As the Department points out, pursuant to 16 U.S.C., section 1a-6, and the Assimilative Crimes Act, 18 U.S.C., sections 7 and 13, "authority already exists for National Park Service law enforcement officers to enforce state laws within the boundaries of a unit of the national park system" when the federal government exercises either exclusive or concurrent jurisdiction. Interior Letter, supra, at 1. Accordingly, a grant of such authority in those circumstances would be unnecessary. The grant is necessary only if the Park Service's interest in the land in question is solely proprietary, which we are given to understand is the case with the Palo Alto Battlefield site and perhaps six other such sites in Texas. Telephone conversation with K. C. Becker, Office of the Solicitor, Department of the Interior (Dec., 1999). Yet, given the Department's view that such sites are not necessarily included within the definition in article 2.122(d) of the Code of Criminal Procedure, Senate Bill 965's grant of jurisdiction would be either supererogatory or void. We cannot so construe the statute.
Accordingly we construe Senate Bill 965 as a grant of the powers of arrest, search, and seizure to enforce Texas law to commissioned National Park Service law enforcement officers within the boundaries of any and all units of the National Park System, however denominated, in this state. We note, however, that the legislative history also makes clear that this jurisdictional grant is at most concurrent, and is limited to the enumerated powers given to such Park Service law enforcement personnel within the boundaries of the park units. No further jurisdiction than this has, by this statute, been ceded to the United States.

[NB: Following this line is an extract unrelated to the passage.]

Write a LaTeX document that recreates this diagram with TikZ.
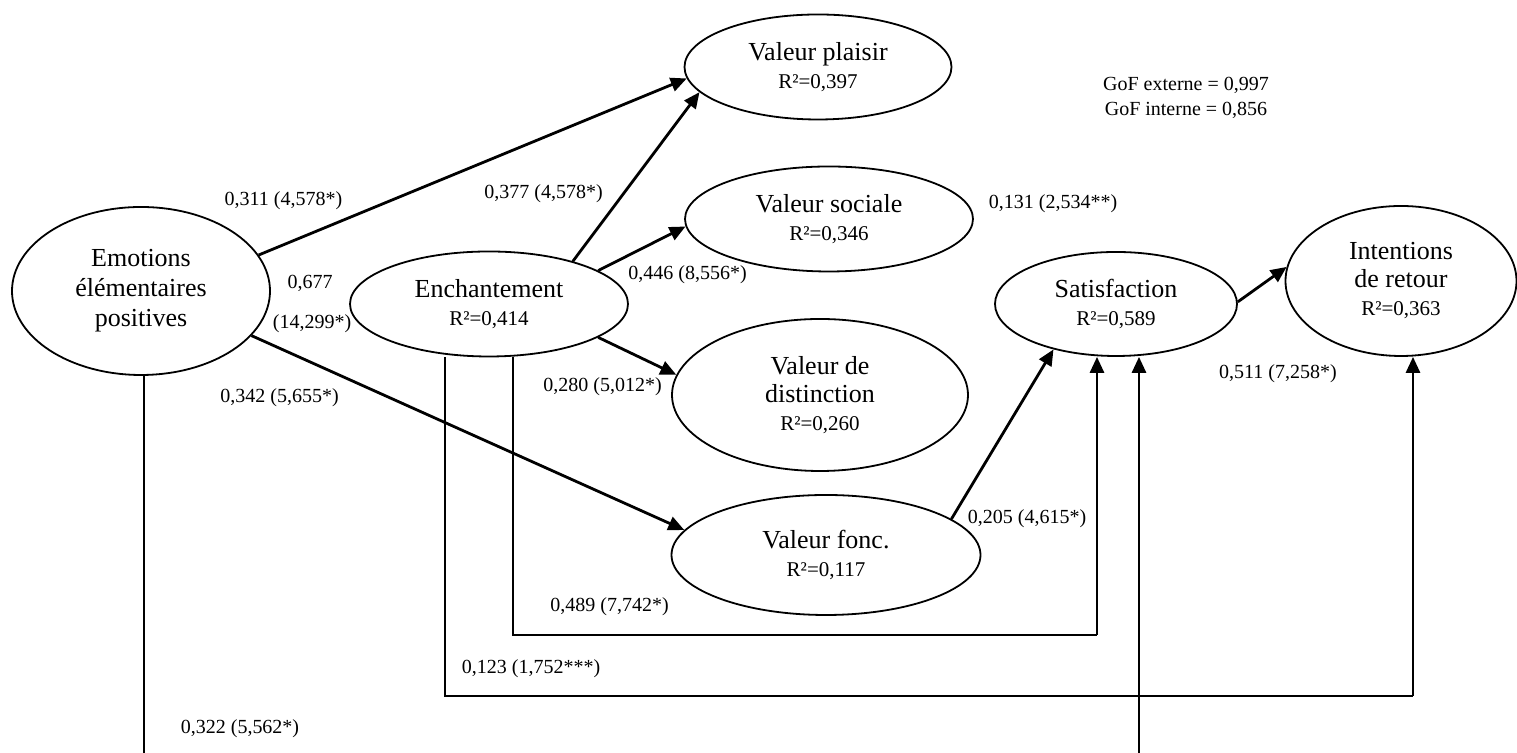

Article 2.122(d), Code of Criminal Procedure, as enacted by Senate Bill 965, 76th Legislature, is a grant of the powers of arrest, search, and seizure to enforce Texas law to commissioned National Park Service law enforcement officers within the boundaries of any and all units of the National Park System, however denominated, in this state.
CLARK KENT ERVIN
James E. Tourtelott
1. Act of May 22, 1999, 76th Leg., R.S., ch. 628, § 1, 1999 Tex. Gen. Laws 3186, 3187 (codified at Tex. Code Crim. Proc. Ann. art. 2.122(d)).